Your first gDEBugged program

Note: if you use Chromium/Chrome, the help doesn’t work. You must open them in Firefox. The tutorial helps mostly with things like keyboard-shortcuts and introducing the two OpenCL debug-levels: API-level and kernel-level. The webhelp goes into further detail, but you really should have read the tutorial (or this blog-post) first before starting there.

Preparing the software

Both the software and the kernel(s) need to be compiled in debug-mode. When you use GCC or LLVM-Clang you can use “-g” as one of the parameters to put the host-code in debug-mode. To get the kernel in debug-mode, you have to search for the build-step clBuildProgram and add the “-g” build-option:

err = clBuildProgram(program, 1, devices, “-g” , NULL, NULL);

This way the kernels will also be put in debug-mode. Best is that you write your host-code such that you can pass paramters to the kernel from the command-line. Don’t forget to use make in parallel using parameter ‘-j’, i.e.: “make -j 8″. I used “make dbg=1 -j 12″ to build the debug-version of NVidia’s SDK.

A new project

Starting a New Project goes via a wizard. Selecting the executable in the first screen is most times enough.

We won’t focus on OpenGL or Host-debugging, so leave the OpenGL-screens to default. You can always change the debug-settings under men debug.

Enabling breakpoints in Kernels

The menu breakpoints shows where it can break the process. The breakpoint-options are quite interesting though, as they help you identify problems you really don’t want.

It does not show a list of kernels unfortunately.

The written method is to keep stepping over the API-calls and then step into the kernel (described later). You can also manually add the kernel. To do that, go to the breakpoints view. If it is not visible, check the menu view->views.

There double click and write the name of the kernel. The type “cl kernel” will appear.

Know that stepping into won’t work when you have break points of type “cl kernel”.

Play

Now hit F5 or the green play-button.

Personally I don’t really see what the five buttons after the start-debug button do. There are two modes, while in host-code:

• Go to next frame-terminator call
• Go to next OpenGL draw-function call (OpenGL)
• Go to next API function call (being one of OpenCL or OpenGL)
• Step into (like normal debugging). If the current function enqueues a kernel for execution, then step into the kernel – only works when you have no breakpoint on a kernel.
• Step out (like normal debugging).

It is somewhat confusing, but I ended up clicking the third button the most.

If all goes well, you end up in the kernel. There you can double click at the left side to get manual break points, step through, etc.

While at any break point…

The below is only visible, when the program runs – even the statistics. If any view is not visible, go to the menu view->views and select it.

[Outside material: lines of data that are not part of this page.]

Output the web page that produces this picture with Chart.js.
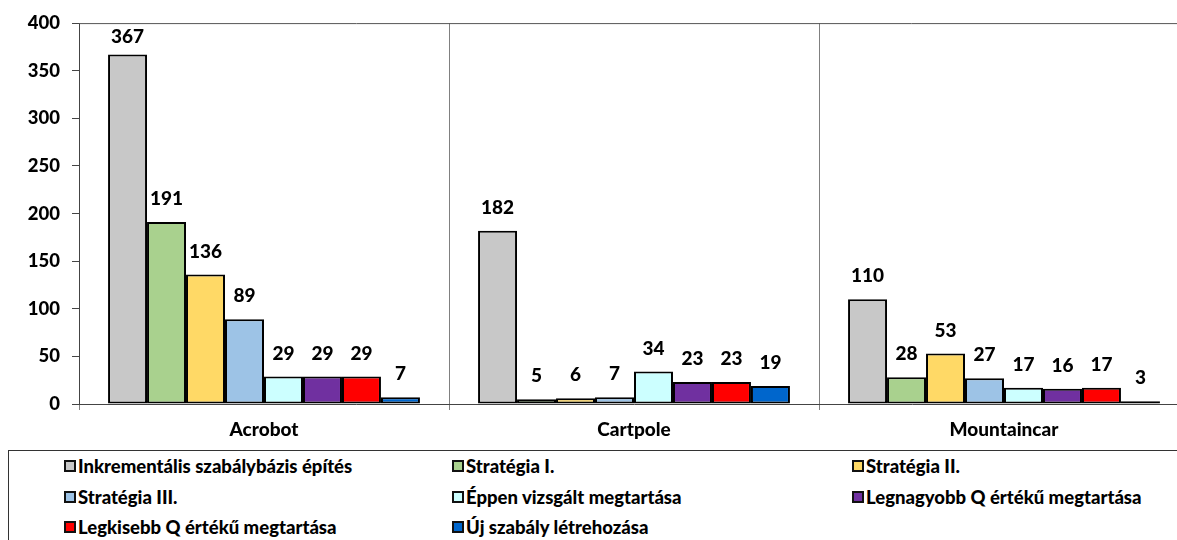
<!DOCTYPE html>
<html>
<head>
<meta charset="utf-8">
<script src="https://cdn.jsdelivr.net/npm/chart.js@4"></script>
<style>
  html, body { margin: 0; padding: 0; background: #fff; width: 1177px; height: 540px; overflow: hidden; }
  #wrap { position: absolute; left: 0; top: 0; width: 1195px; height: 450px; }
  #legend { position: absolute; left: 8px; top: 450px; width: 1200px; height: 120px;
            border: 1px solid #333; box-sizing: border-box; font-family: Lato, sans-serif;
            font-weight: 900; font-size: 18.5px; color: #000; }
  .item { position: absolute; display: flex; align-items: center; white-space: nowrap; height: 24px; }
  .box { width: 8px; height: 8px; border: 2px solid #111; margin-right: 2px; }
</style>
</head>
<body>
<div id="wrap"><canvas id="c" width="1195" height="450"></canvas></div>
<div id="legend"></div>
<script>
// Environments on the x axis
const categories = ['Acrobot', 'Cartpole', 'Mountaincar'];

// Series names (legend order)
const seriesNames = [
  'Inkrementális szabálybázis építés',
  'Stratégia I.',
  'Stratégia II.',
  'Stratégia III.',
  'Éppen vizsgált megtartása',
  'Legnagyobb Q értékű megtartása',
  'Legkisebb Q értékű megtartása',
  'Új szabály létrehozása'
];

// Values per series: [Acrobot, Cartpole, Mountaincar]
const inkrementalis = [367, 182, 110];
const strategia1    = [191, 5, 28];
const strategia2    = [136, 6, 53];
const strategia3    = [89, 7, 27];
const eppenVizsgalt = [29, 34, 17];
const legnagyobbQ   = [29, 23, 16];
const legkisebbQ    = [29, 23, 17];
const ujSzabaly     = [7, 19, 3];

const seriesValues = [inkrementalis, strategia1, strategia2, strategia3,
                      eppenVizsgalt, legnagyobbQ, legkisebbQ, ujSzabaly];

const seriesColors = ['#C8C8C8', '#A9D18E', '#FFD966', '#9DC3E6',
                      '#CCFFFF', '#7030A0', '#FF0000', '#0066CC'];

// Y axis ticks
const yTicks = [0, 50, 100, 150, 200, 250, 300, 350, 400];

const FONT = 'Lato, sans-serif';
const WEIGHT = '900';

// Value labels above each bar, kept inside the plot area
const valueLabels = {
  id: 'valueLabels',
  afterDatasetsDraw(chart) {
    const ctx = chart.ctx;
    ctx.save();
    ctx.font = WEIGHT + ' 19px ' + FONT;
    ctx.fillStyle = '#000';
    ctx.textAlign = 'center';
    ctx.textBaseline = 'middle';
    chart.data.datasets.forEach((ds, i) => {
      chart.getDatasetMeta(i).data.forEach((bar, j) => {
        const y = Math.max(bar.y - 23, chart.chartArea.top + 14);
        ctx.fillText(String(ds.data[j]), bar.x, y);
      });
    });
    ctx.restore();
  }
};

// Top border of the plot area
const plotTop = {
  id: 'plotTop',
  beforeDatasetsDraw(chart) {
    const { ctx, chartArea: a } = chart;
    ctx.save();
    ctx.strokeStyle = '#555';
    ctx.lineWidth = 1;
    ctx.beginPath();
    ctx.moveTo(a.left, a.top + 0.5);
    ctx.lineTo(a.right, a.top + 0.5);
    ctx.stroke();
    ctx.restore();
  }
};

new Chart(document.getElementById('c'), {
  type: 'bar',
  data: {
    labels: categories,
    datasets: seriesNames.map((name, i) => ({
      label: name,
      data: seriesValues[i],
      backgroundColor: seriesColors[i],
      borderColor: '#000',
      borderWidth: 2,
      borderSkipped: false,
      barPercentage: 1.0,
      categoryPercentage: 0.843
    }))
  },
  options: {
    responsive: false,
    animation: false,
    layout: { padding: { top: 23, right: 6, left: 0, bottom: 0 } },
    plugins: { legend: { display: false }, tooltip: { enabled: false } },
    scales: {
      x: {
        offset: true,
        grid: { offset: true, color: '#808080', lineWidth: 1, tickLength: 6, drawTicks: true },
        border: { color: '#444', width: 1 },
        ticks: { color: '#000', font: { family: FONT, size: 19, weight: WEIGHT }, padding: 8 },
        afterFit(s) { s.height = 46; }
      },
      y: {
        min: 0, max: 400,
        afterBuildTicks(s) { s.ticks = yTicks.map(v => ({ value: v })); },
        grid: { drawOnChartArea: false, tickLength: 7, color: '#444' },
        border: { color: '#444', width: 1 },
        ticks: { color: '#000', font: { family: FONT, size: 18.5, weight: WEIGHT }, padding: 12 },
        afterFit(s) { s.width = 79; }
      }
    }
  },
  plugins: [plotTop, valueLabels]
});

// Legend: three columns, three rows
const legendCols = [55, 443, 843];
const legendRows = [15, 46, 76];
const legend = document.getElementById('legend');
seriesNames.forEach((name, i) => {
  const el = document.createElement('div');
  el.className = 'item';
  el.style.left = legendCols[i % 3] + 'px';
  el.style.top = (legendRows[Math.floor(i / 3)] - 12) + 'px';
  const box = document.createElement('span');
  box.className = 'box';
  box.style.background = seriesColors[i];
  const txt = document.createElement('span');
  txt.textContent = name;
  el.appendChild(box);
  el.appendChild(txt);
  legend.appendChild(el);
});
</script>
</body>
</html>
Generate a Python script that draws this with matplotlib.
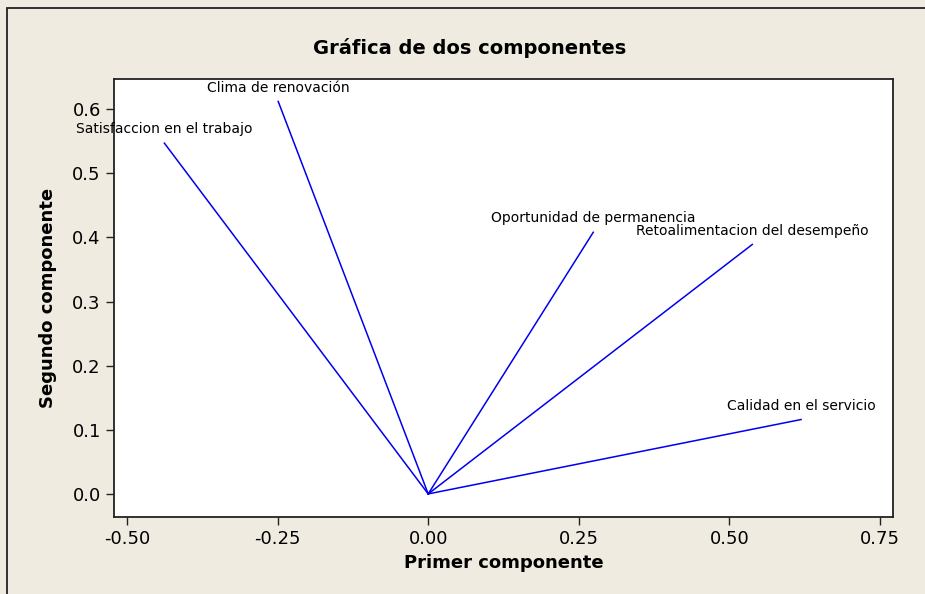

To see the variables per instance, you need to find two views. At the top right you can select the kernel-ID.

At the bottom-left you’ll find the local variables for that instance.

Another view worth going through are the statistics.

The above warning is a possible problem, not necessarily true.

Happy debugging

There are a lot more functions in the program, which help you avoid using printf. Just fiddle around with the provided teapot-example to learn.